It’s been a while since the last time I’ve posted in my blog. I got caught up with life and everything. I’d like to share what were my thoughts during the first week of my training.
1. I am forever thankful and blessed.
I’ve been one of the people who were privileged to be included in this batch of trainees. I mostly consider myself blessed because at least I am able to start the path of my nursing career.
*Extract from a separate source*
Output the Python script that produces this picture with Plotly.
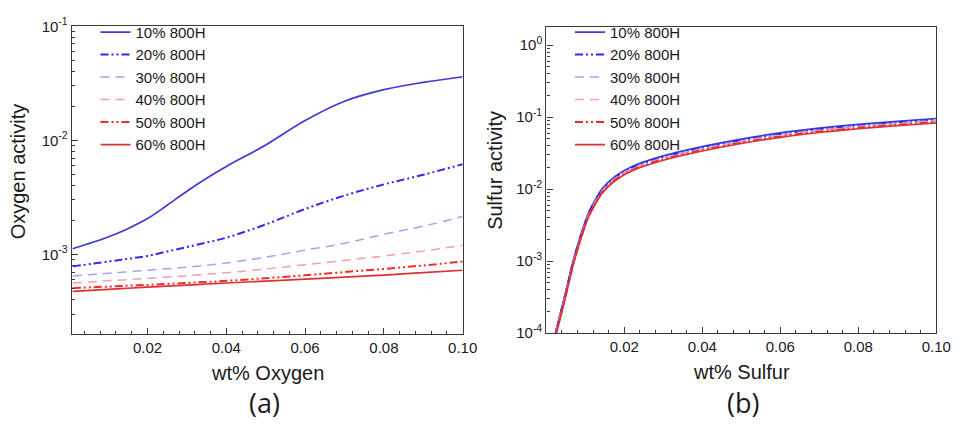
import plotly.graph_objects as go

# ---------------- data ----------------
series_names = ["10% 800H", "20% 800H", "30% 800H", "40% 800H", "50% 800H", "60% 800H"]

oxy_x = [0.001, 0.01, 0.015, 0.02, 0.025, 0.03, 0.035, 0.04, 0.05, 0.06, 0.07, 0.08, 0.09, 0.10]
oxy_10 = [1.12e-3, 1.42e-3, 1.68e-3, 2.06e-3, 2.70e-3, 3.58e-3, 4.65e-3, 5.90e-3, 9.10e-3, 1.49e-2, 2.20e-2, 2.78e-2, 3.22e-2, 3.61e-2]
oxy_20 = [7.85e-4, 8.65e-4, 9.15e-4, 9.70e-4, 1.06e-3, 1.16e-3, 1.27e-3, 1.40e-3, 1.83e-3, 2.50e-3, 3.28e-3, 4.11e-3, 4.99e-3, 6.18e-3]
oxy_30 = [6.47e-4, 6.82e-4, 7.04e-4, 7.27e-4, 7.48e-4, 7.71e-4, 8.03e-4, 8.39e-4, 9.45e-4, 1.09e-3, 1.25e-3, 1.50e-3, 1.77e-3, 2.15e-3]
oxy_40 = [5.61e-4, 5.87e-4, 6.01e-4, 6.15e-4, 6.32e-4, 6.50e-4, 6.70e-4, 6.90e-4, 7.45e-4, 8.12e-4, 8.85e-4, 9.68e-4, 1.07e-3, 1.20e-3]
oxy_50 = [5.06e-4, 5.22e-4, 5.31e-4, 5.40e-4, 5.51e-4, 5.62e-4, 5.74e-4, 5.86e-4, 6.18e-4, 6.56e-4, 7.00e-4, 7.46e-4, 8.00e-4, 8.65e-4]
oxy_60 = [4.73e-4, 4.94e-4, 5.05e-4, 5.16e-4, 5.27e-4, 5.38e-4, 5.50e-4, 5.61e-4, 5.83e-4, 6.07e-4, 6.32e-4, 6.59e-4, 6.91e-4, 7.26e-4]

sul_x = [0.0023, 0.0046, 0.0068, 0.0089, 0.011, 0.0143, 0.0177, 0.022, 0.03, 0.04, 0.05, 0.06, 0.07, 0.08, 0.09, 0.10]
sul_10 = [1.00e-4, 3.10e-4, 9.80e-4, 2.40e-3, 4.95e-3, 1.01e-2, 1.52e-2, 2.07e-2, 2.90e-2, 3.90e-2, 4.95e-2, 6.05e-2, 7.05e-2, 7.95e-2, 8.75e-2, 9.60e-2]
sul_20 = [0.97e-4, 3.00e-4, 9.50e-4, 2.33e-3, 4.80e-3, 9.80e-3, 1.47e-2, 2.01e-2, 2.81e-2, 3.78e-2, 4.80e-2, 5.87e-2, 6.84e-2, 7.71e-2, 8.49e-2, 9.31e-2]
sul_30 = [0.945e-4, 2.93e-4, 9.26e-4, 2.27e-3, 4.68e-3, 9.54e-3, 1.44e-2, 1.96e-2, 2.74e-2, 3.69e-2, 4.68e-2, 5.72e-2, 6.66e-2, 7.51e-2, 8.27e-2, 9.07e-2]
sul_40 = [0.92e-4, 2.85e-4, 9.00e-4, 2.21e-3, 4.55e-3, 9.30e-3, 1.40e-2, 1.90e-2, 2.67e-2, 3.59e-2, 4.55e-2, 5.57e-2, 6.49e-2, 7.31e-2, 8.05e-2, 8.83e-2]
sul_50 = [0.895e-4, 2.77e-4, 8.77e-4, 2.15e-3, 4.43e-3, 9.04e-3, 1.36e-2, 1.85e-2, 2.60e-2, 3.49e-2, 4.43e-2, 5.41e-2, 6.31e-2, 7.12e-2, 7.83e-2, 8.59e-2]
sul_60 = [0.87e-4, 2.70e-4, 8.53e-4, 2.09e-3, 4.31e-3, 8.79e-3, 1.32e-2, 1.80e-2, 2.52e-2, 3.39e-2, 4.31e-2, 5.26e-2, 6.13e-2, 6.92e-2, 7.61e-2, 8.35e-2]

x_tickvals = [0.02, 0.04, 0.06, 0.08, 0.10]
x_ticktext = ["0.02", "0.04", "0.06", "0.08", "0.10"]
y1_tickvals = [1e-3, 1e-2, 1e-1]
y1_ticktext = ["10<sup>-3</sup>", "10<sup>-2</sup>", "10<sup>-1</sup>"]
y2_tickvals = [1e-4, 1e-3, 1e-2, 1e-1, 1]
y2_ticktext = ["10<sup>-4</sup>", "10<sup>-3</sup>", "10<sup>-2</sup>", "10<sup>-1</sup>", "10<sup>0</sup>"]

# ---------------- styles ----------------
colors = ["#3b3bd6", "#2b2bf5", "#a3a3ee", "#f2a0aa", "#f42a2a", "#e03030"]
dashes = ["solid", "8px,3px,2px,3px,2px,3px", "9px,6px", "9px,6px",
          "8px,3px,2px,3px,2px,3px", "solid"]
widths = [1.7, 2.0, 1.5, 1.5, 2.0, 1.7]

oxy_sets = [oxy_10, oxy_20, oxy_30, oxy_40, oxy_50, oxy_60]
sul_sets = [sul_10, sul_20, sul_30, sul_40, sul_50, sul_60]

fig = go.Figure()
for name, ys, c, d, w in zip(series_names, oxy_sets, colors, dashes, widths):
    fig.add_trace(go.Scatter(x=oxy_x, y=ys, mode="lines", name=name,
                             line=dict(color=c, dash=d, width=w, shape="spline", smoothing=1.0),
                             xaxis="x", yaxis="y", legend="legend"))
for name, ys, c, d, w in zip(series_names, sul_sets, colors, dashes, widths):
    fig.add_trace(go.Scatter(x=sul_x, y=ys, mode="lines", name=name,
                             line=dict(color=c, dash=d, width=w, shape="spline", smoothing=0.6),
                             xaxis="x2", yaxis="y2", legend="legend2"))

W, H = 966, 431
FONT = "Liberation Sans, Arial, sans-serif"
TICKC = "#3a3a3a"
axis_common = dict(showline=True, mirror=True, linecolor=TICKC, linewidth=1.3,
                   showgrid=False, zeroline=False, ticks="inside",
                   tickcolor=TICKC, tickfont=dict(family=FONT, size=15, color="#1a1a1a"))

xcommon = dict(axis_common, tickmode="array", tickvals=x_tickvals, ticktext=x_ticktext,
               ticklen=6, tickwidth=1.2,
               minor=dict(ticks="inside", ticklen=3, tickcolor=TICKC, tickmode="linear",
                          tick0=0, dtick=0.004, showgrid=False))

def minor_log(lo_exp, hi_exp):
    return [m * 10 ** e for e in range(lo_exp, hi_exp) for m in range(2, 10)]

def ylog(tv, tt, minor_vals, rng, dom, anchor):
    return dict(axis_common, type="log", tickmode="array", tickvals=tv, ticktext=tt,
                ticklen=6, tickwidth=1.2, range=rng, domain=dom, anchor=anchor,
                minor=dict(ticks="inside", ticklen=3, tickcolor=TICKC, tickmode="array",
                           tickvals=minor_vals, showgrid=False))

def px2fx(p):
    return p / W

def py2fy(p):
    return 1 - p / H

leg_common = dict(xanchor="left", yanchor="top", bgcolor="rgba(0,0,0,0)",
                  font=dict(family=FONT, size=15, color="#1a1a1a"),
                  tracegroupgap=0, itemwidth=30)

fig.update_layout(
    width=W, height=H, margin=dict(l=0, r=0, t=0, b=0),
    paper_bgcolor="white", plot_bgcolor="white",
    font=dict(family=FONT, color="#1a1a1a"),
    xaxis=dict(xcommon, domain=[px2fx(73), px2fx(470)], range=[0.0008, 0.1], anchor="y"),
    yaxis=ylog(y1_tickvals, y1_ticktext, minor_log(-4, -1), [-3.699, -1],
               [py2fy(338), py2fy(16)], "x"),
    xaxis2=dict(xcommon, domain=[px2fx(555), px2fx(951)], range=[0.0, 0.1], anchor="y2"),
    yaxis2=ylog(y2_tickvals, y2_ticktext, minor_log(-4, 1), [-4, 0.25],
                [py2fy(337), py2fy(17)], "x2"),
    legend=dict(leg_common, x=px2fx(97), y=py2fy(5)),
    legend2=dict(leg_common, x=px2fx(579), y=py2fy(5)),
    showlegend=True,
)

ann = []
def add_text(text, x, y, size, angle=0, family=FONT):
    ann.append(dict(text=text, x=px2fx(x), y=py2fy(y), xref="paper", yref="paper",
                    xanchor="center", yanchor="middle", showarrow=False, textangle=angle,
                    font=dict(family=family, size=size, color="#1a1a1a")))

add_text("Oxygen activity", 18, 168, 20, -90)
add_text("Sulfur activity", 502, 167, 20, -90)
add_text("wt% Oxygen", 272, 379, 20)
add_text("wt% Sulfur", 753, 378, 20)
add_text("(a)", 269, 410, 27, family="Open Sans, sans-serif")
add_text("(b)", 755, 410, 27, family="Open Sans, sans-serif")
fig.update_layout(annotations=ann)

fig.write_html("out.html")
2. The beginning is always the hardest.
I still have to learn a lot of new things. I need to equip myself since the training I am undergoing is still a competition. I should improve myself. I need to prove something to myself.
3. I am a wallflower.
Sometimes (or rather most of the time), I am not the type of person who can socialize without any efforts. I know that I am a nurse (and sometimes I still think why I am a nurse), and that I should have that communication skills, but I tend to really keep it to myself. During most days, I can participate in a conversation, only if I feel like I should be included.
4. I am a little bit of terrified.
This problem tends to come back to me every now and then. I try to overcome it and it’s one of my goals included in my bucket list. I am afraid of the unknown, of the future. I don’t know if I’ll be performing great with this training, but I am putting my trust in God and myself.
5. Time to get more mature.
I realized how my life has changed, I need to help my parents. I have other people’s expectations to meet. Sometimes, it gets me wondering if I ever feel happy for myself that I am mostly going with the flow and just doing things that are being set before me.